Condensing ignoring unisons, not responding to condensing changes

I have an orchestral score where I have doubled Horns 1 and 3 and Horns 2 and 4 (as is fairly typical). Dorico does fairly well most of the time, but in one section ends up doubling up on the parts when condensing, so that all four parts are notated separately (rather than as 1.3a2 and 2.4a2 as I would expect, and as it does elsewhere):

Note that for one bar in the middle here, it does switch to the a2 unisons, but then switches immediately back, despite the fact that there is no difference in how much in they are. (Horns 3 and 4 are copied directly from Horns 1 and 2!) I have tried creating a condensing change—

  • with a reset
  • with nothing other than the creation of a change
  • with “Allow whole-phrase unison” changed to on or off
  • with “Allow mid-phrase unisons” changed to on or off
  • with “Allow unlimited pitch crossing” changed to on or off (wouldn’t expect this to help!)
  • with “Allow amalgamation for notes and chords” changed to on or off (wouldn’t expect this to help!)

No matter what, short of manually reworking the condensing here (which I haven’t yet tried), nothing changes this at all. Help? :joy:


Things I searched for:

  • condensing unison
  • unison not condensing
  • condensing change unison

Similar to:

What you need is a manual condensing change in which Horns 1 and 3 are in the up-stem voice and Horns 2 and 4 are in the down-stem voice.

Have you tried it?

Yes, I have.

Please post a demo file; I tried it and was unsuccessful.
hornCondensing.dorico (1.6 MB)

This does indeed work (and was, of course, the last thing I hadn’t tried)! Very curiously, after having done this, the rest of the line sorts itself out “magically” and does the right thing. Next up I’ll need to tweak it so that it doesn’t put an 1.3a2 after every rest, which is rather annoying in the score, but that’s fine. Thank you!

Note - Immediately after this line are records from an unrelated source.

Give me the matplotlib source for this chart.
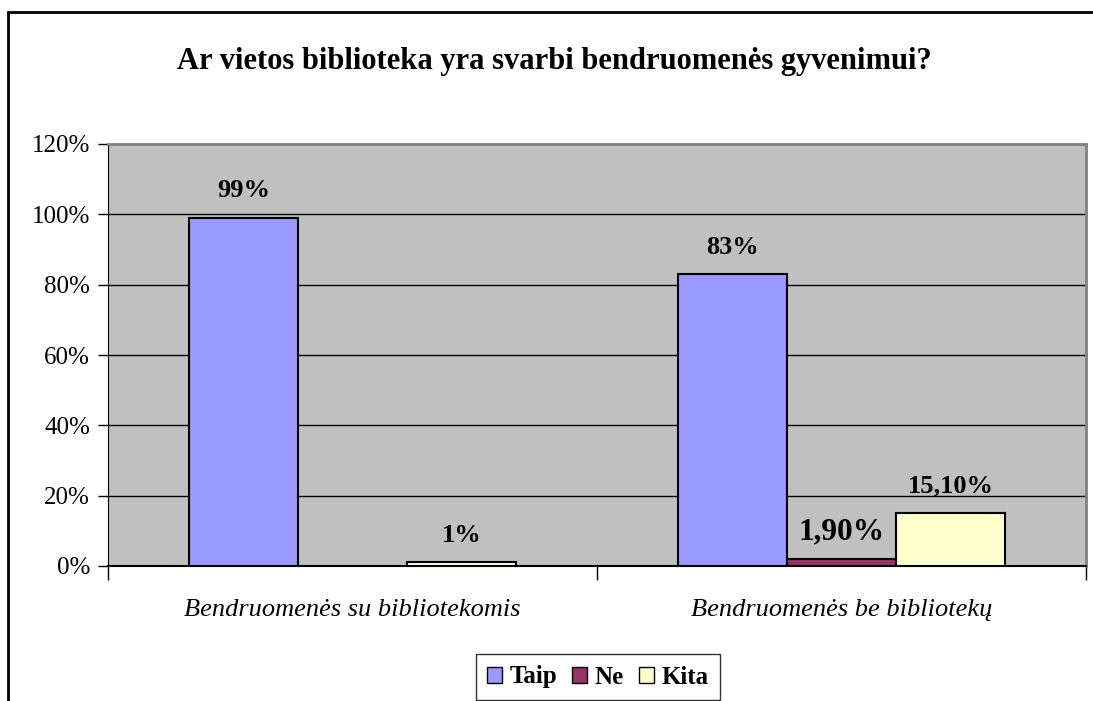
import matplotlib.pyplot as plt
import matplotlib.patches as mpatches
from matplotlib.ticker import FuncFormatter
import numpy as np

categories = ["Bendruomenės su bibliotekomis", "Bendruomenės be bibliotekų"]
series = ["Taip", "Ne", "Kita"]
taip = [99, 83]
ne = [0, 1.9]
kita = [1, 15.1]
labels_taip = ["99%", "83%"]
labels_ne = ["", "1,90%"]
labels_kita = ["1%", "15,10%"]
colors = ["#9999FF", "#993366", "#FFFFCC"]

plt.rcParams['font.family'] = ['Liberation Serif', 'DejaVu Serif']

W, H = 1093, 701
fig = plt.figure(figsize=(W / 100, H / 100), dpi=100)
# plot area in pixels: left 108, right 1086, top 144, bottom 566
ax = fig.add_axes([108 / W, 1 - 566 / H, (1086 - 108) / W, (566 - 144) / H])
ax.set_facecolor("#C0C0C0")

x = np.arange(len(categories))
bw = 0.223
data = [taip, ne, kita]
labs = [labels_taip, labels_ne, labels_kita]
sizes = [19, 22.5, 19]
for i in range(3):
    pos = x + (i - 1) * bw
    vals = data[i]
    for j in range(len(x)):
        if vals[j] > 0:
            ax.bar(pos[j], vals[j], width=bw, color=colors[i], edgecolor="black",
                   linewidth=1.5, zorder=3)
        if labs[i][j]:
            ax.annotate(labs[i][j], (pos[j], vals[j]), xytext=(0, 19.5), textcoords="offset points",
                        ha="center", va="center", fontsize=sizes[i], fontweight="bold", zorder=4)

ax.set_xlim(-0.5, 1.5)
ax.set_ylim(0, 120)
ax.set_yticks(np.arange(0, 121, 20))
ax.yaxis.set_major_formatter(FuncFormatter(lambda v, p: "%d%%" % v))
ax.yaxis.grid(True, color="black", linewidth=1, zorder=1)
ax.set_axisbelow(True)
ax.set_xticks([-0.5, 0.5, 1.5])
ax.set_xticklabels([])
ax.set_xticks(x, minor=True)
ax.set_xticklabels(categories, minor=True, fontsize=19, fontstyle="italic")
ax.tick_params(axis="x", which="minor", length=0, pad=24)
ax.tick_params(axis="x", which="major", length=10, width=1, direction="out")
ax.tick_params(axis="y", length=7, width=1, labelsize=18, pad=6)

for s in ["top", "right"]:
    ax.spines[s].set_color("#808080")
    ax.spines[s].set_linewidth(2)
ax.spines["left"].set_color("black")
ax.spines["bottom"].set_color("black")
ax.spines["bottom"].set_linewidth(1.5)

fig.text(554 / W, 1 - 62 / H, "Ar vietos biblioteka yra svarbi bendruomenės gyvenimui?",
         ha="center", va="center", fontsize=22, fontweight="bold")

# outer chart frame
fig.add_artist(mpatches.Rectangle((8 / W, -0.05), 1.2, 1 - 12 / H + 0.05, transform=fig.transFigure,
                                  fill=False, edgecolor="black", linewidth=2))

handles = [mpatches.Patch(facecolor=c, edgecolor="black", linewidth=1) for c in colors]
leg = fig.legend(handles, series, loc="center", bbox_to_anchor=(598 / W, 1 - 677 / H), ncol=3,
                 frameon=True, fancybox=False, edgecolor="black",
                 prop={"weight": "bold", "size": 18}, handlelength=0.6, handleheight=0.6,
                 handletextpad=0.3, columnspacing=0.6, borderpad=0.45)
leg.get_frame().set_linewidth(1)

fig.savefig("out.png", dpi=100)
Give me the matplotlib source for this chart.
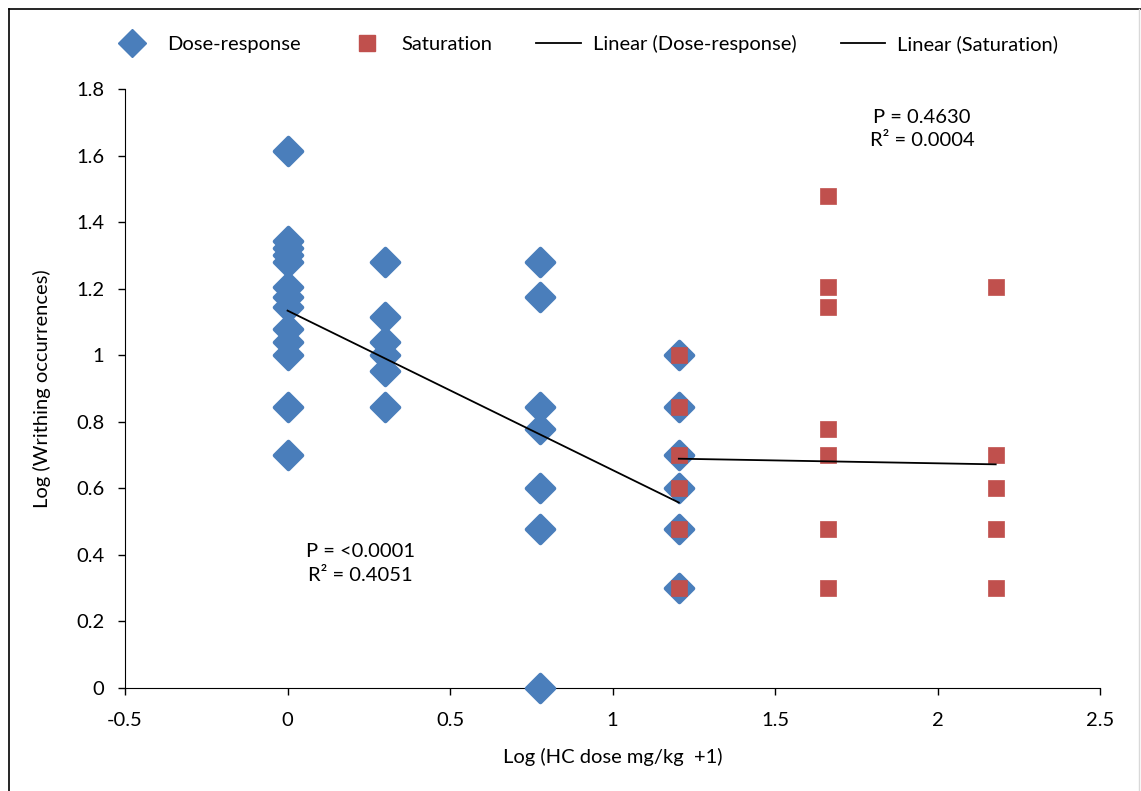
import matplotlib.pyplot as plt
import matplotlib.lines as mlines
import numpy as np

plt.rcParams['font.family'] = ['Lato', 'DejaVu Sans']

# log10(dose + 1) groups and log10(writhing counts)
dose_x = [0.0] * 13 + [0.301] * 6 + [0.778] * 7 + [1.204] * 6
dose_y = [1.613, 1.342, 1.322, 1.301, 1.279, 1.204, 1.176, 1.146, 1.079, 1.041, 1.0, 0.845, 0.699,
          1.279, 1.114, 1.041, 1.0, 0.954, 0.845,
          1.279, 1.176, 0.845, 0.778, 0.602, 0.477, 0.0,
          1.0, 0.845, 0.699, 0.602, 0.477, 0.301]

sat_x = [1.204] * 6 + [1.663] * 7 + [2.179] * 5
sat_y = [1.0, 0.845, 0.699, 0.602, 0.477, 0.301,
         1.477, 1.204, 1.146, 0.778, 0.699, 0.477, 0.301,
         1.204, 0.699, 0.602, 0.477, 0.301]

# trendline (slope, intercept) for each series
dose_fit = (-0.479, 1.134)
sat_fit = (-0.0174, 0.710)

dose_stats = "P = <0.0001\nR\u00b2 = 0.4051"
sat_stats = "P = 0.4630\nR\u00b2 = 0.0004"

BLUE = "#4A7EBB"
RED = "#C0504D"
FS = 14.5

fig = plt.figure(figsize=(11.41, 7.91), dpi=100)
ax = fig.add_axes([0.1096, 0.1302, 0.9641 - 0.1096, 0.8875 - 0.1302])

dots = ax.scatter(dose_x, dose_y, marker="D", s=195, color=BLUE, edgecolors=BLUE,
                  linewidths=3, zorder=3, clip_on=False)
dots.set_joinstyle("round")
ax.scatter(sat_x, sat_y, marker="s", s=140, color=RED, edgecolors=RED, linewidths=0.5, zorder=4)

for fit, xs in [(dose_fit, dose_x), (sat_fit, sat_x)]:
    xr = np.array([min(xs), max(xs)])
    ax.plot(xr, fit[0] * xr + fit[1], color="black", lw=1.3, zorder=5)

ax.set_xlim(-0.5, 2.5)
ax.set_ylim(0, 1.8)
ax.set_xticks(np.arange(-0.5, 2.51, 0.5))
ax.set_xticklabels(["-0.5", "0", "0.5", "1", "1.5", "2", "2.5"])
ax.set_yticks(np.arange(0, 1.81, 0.2))
ax.set_yticklabels(["0", "0.2", "0.4", "0.6", "0.8", "1", "1.2", "1.4", "1.6", "1.8"])
ax.spines["top"].set_visible(False)
ax.spines["right"].set_visible(False)
ax.tick_params(axis="both", direction="out", length=5, width=1, labelsize=FS, color="black")
ax.tick_params(axis="x", pad=12)
ax.tick_params(axis="y", pad=10)

ax.set_xlabel("Log (HC dose mg/kg  +1)", fontsize=FS, labelpad=14)
ax.set_ylabel("Log (Writhing occurrences)", fontsize=FS, labelpad=18)

ax.text(0.223, 0.374, dose_stats, ha="center", va="center", fontsize=FS, linespacing=1.45)
ax.text(1.952, 1.68, sat_stats, ha="center", va="center", fontsize=FS, linespacing=1.45)

handles = [
    mlines.Line2D([], [], linestyle="none", marker="D", ms=14, color=BLUE),
    mlines.Line2D([], [], linestyle="none", marker="s", ms=12, color=RED),
    mlines.Line2D([], [], color="black", lw=1.3),
    mlines.Line2D([], [], color="black", lw=1.3),
]
labels = ["Dose-response", "Saturation", "Linear (Dose-response)", "Linear (Saturation)"]
fig.legend(handles, labels, loc="center", bbox_to_anchor=(0.512, 0.944), ncol=4, frameon=False,
           fontsize=FS, handlelength=2.2, columnspacing=2.2, handletextpad=0.6)

# chart frame
fig.add_artist(mlines.Line2D([9 / 1141, 1.0], [1 - 9 / 791, 1 - 9 / 791], color="black", lw=1.2))
fig.add_artist(mlines.Line2D([9 / 1141, 9 / 1141], [0, 1 - 9 / 791], color="black", lw=1.2))
fig.add_artist(mlines.Line2D([1139 / 1141, 1139 / 1141], [0, 1 - 9 / 791], color="#d9d9d9", lw=1))

fig.savefig("out.png", dpi=100)
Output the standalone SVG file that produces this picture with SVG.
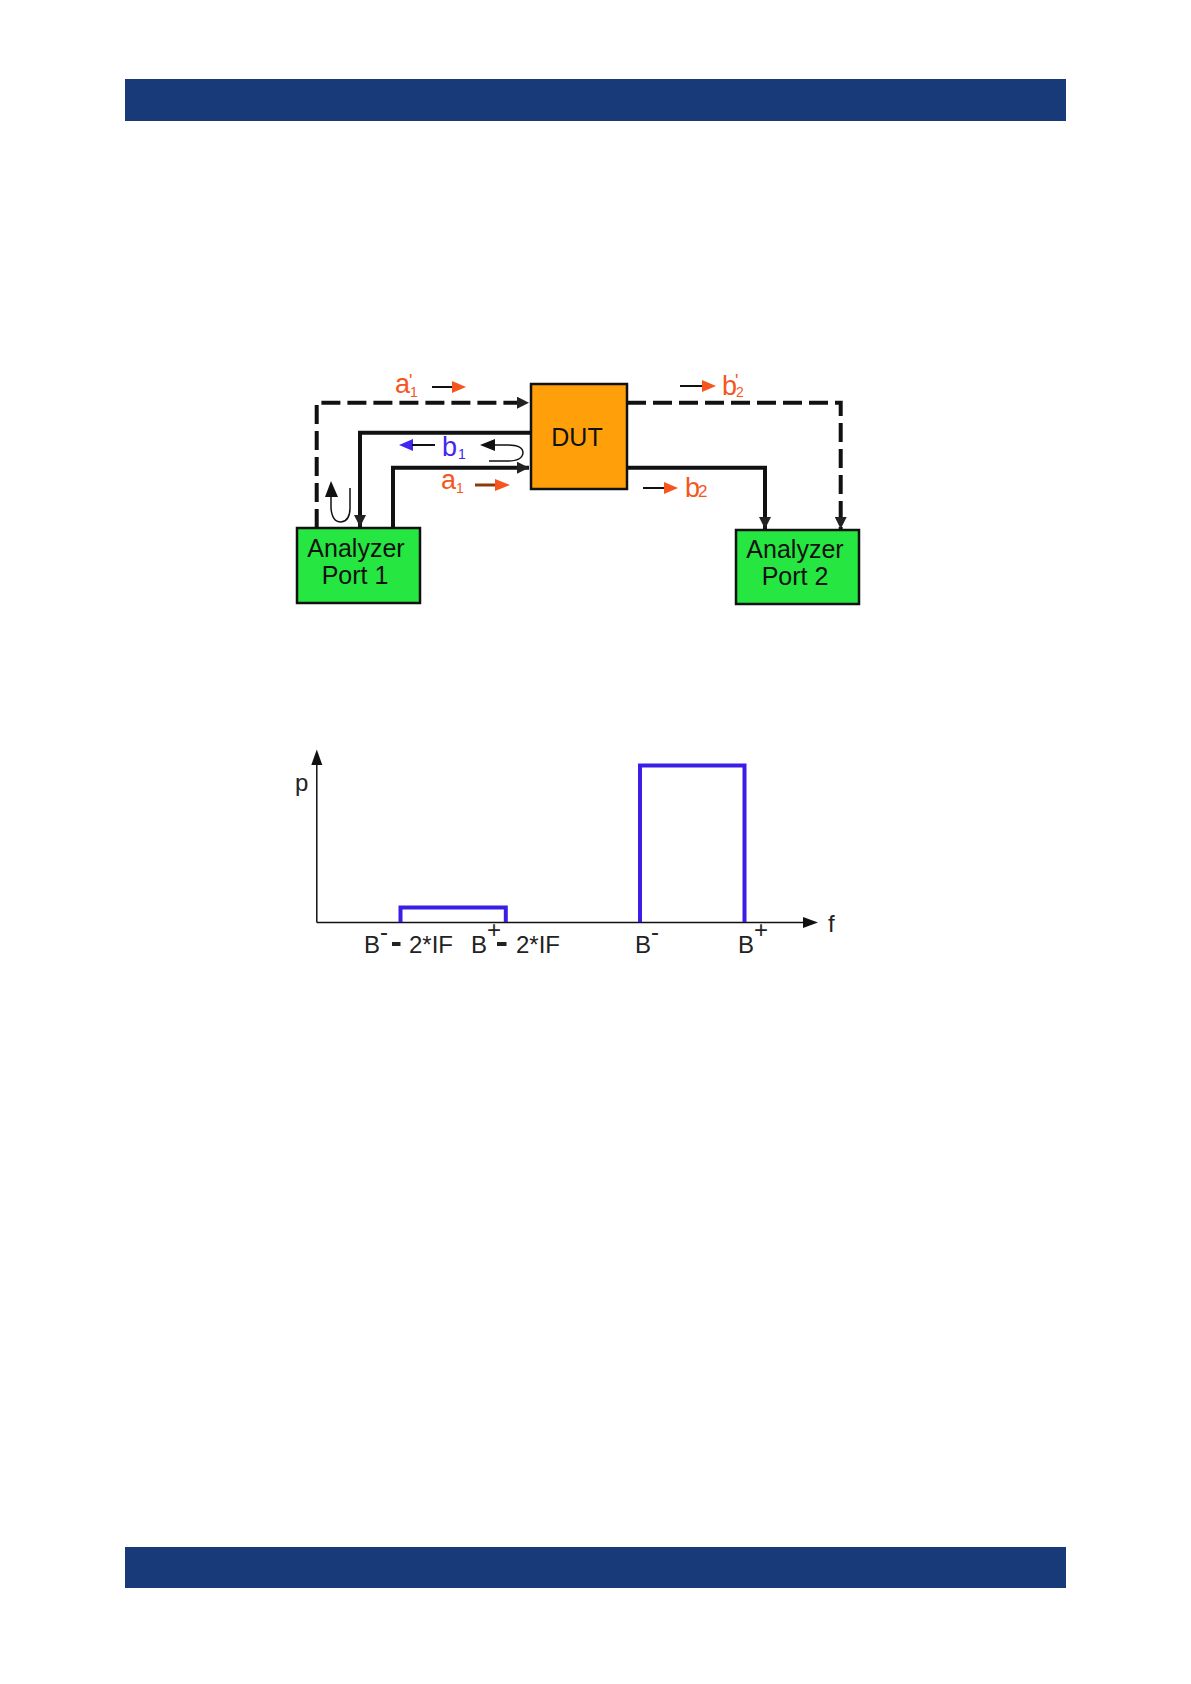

If what you want - throughout - is to have Horns 1+3 on one stave and Horns 2+4 on another, the most efficient place to do this is Layout Options > Players > Custom Condensing Groups.

If you do it via a Manual Condensing Change you don’t get the benefit of Dorico’s Condensing wisdom at all for those players, whereas if you do it from Layout Options you get all of Dorico’s Condensing wisdom (and the rules that you’ve set for automated condensing) aside from the ability to switch horns between staves from system to system (which is generally not a great idea anyway).

3 Likes

This makes sense. What I’ve done so far is switch back out of manual condensing (at least, if I’ve understood the mechanics correctly!) immediately after the two bars which seemed to be confusing everything, and allowing it to proceed normally after that. With Custom Condensing Groups, will it still use full unison when the horns are actually in full unison (as they are in much of this particular piece)?

If you want them on a single staff in some places, you do indeed need to go down the Condensing Change route rather than a pair of Custom Condensing Groups.

1 Like

Ah, very good. Thank you!

(And: thanks all for the helpful and fast responses—this community is fantastic: I learn a ton from my normal lurking mode! :blue_heart:)

I should really stop procrastinating on this forum and get some work done :joy:

4 Likes

Derrek, your demo file works for me after I activate Edit>Condensing.

So it does, if I activate it on the Working Score layout. Don’t much like the constant a2 notations, but then I would probably not arrange my own scores in quite this manner anyway.

Thanks for taking the time to point this out.

Occasionally I have wondered why I couldn’t get staves to condense only to realize later that I forgot to turn condensing on.

As for the constant a2 notations, they’re a nuisance but at least they can be selected and hidden in engrave mode.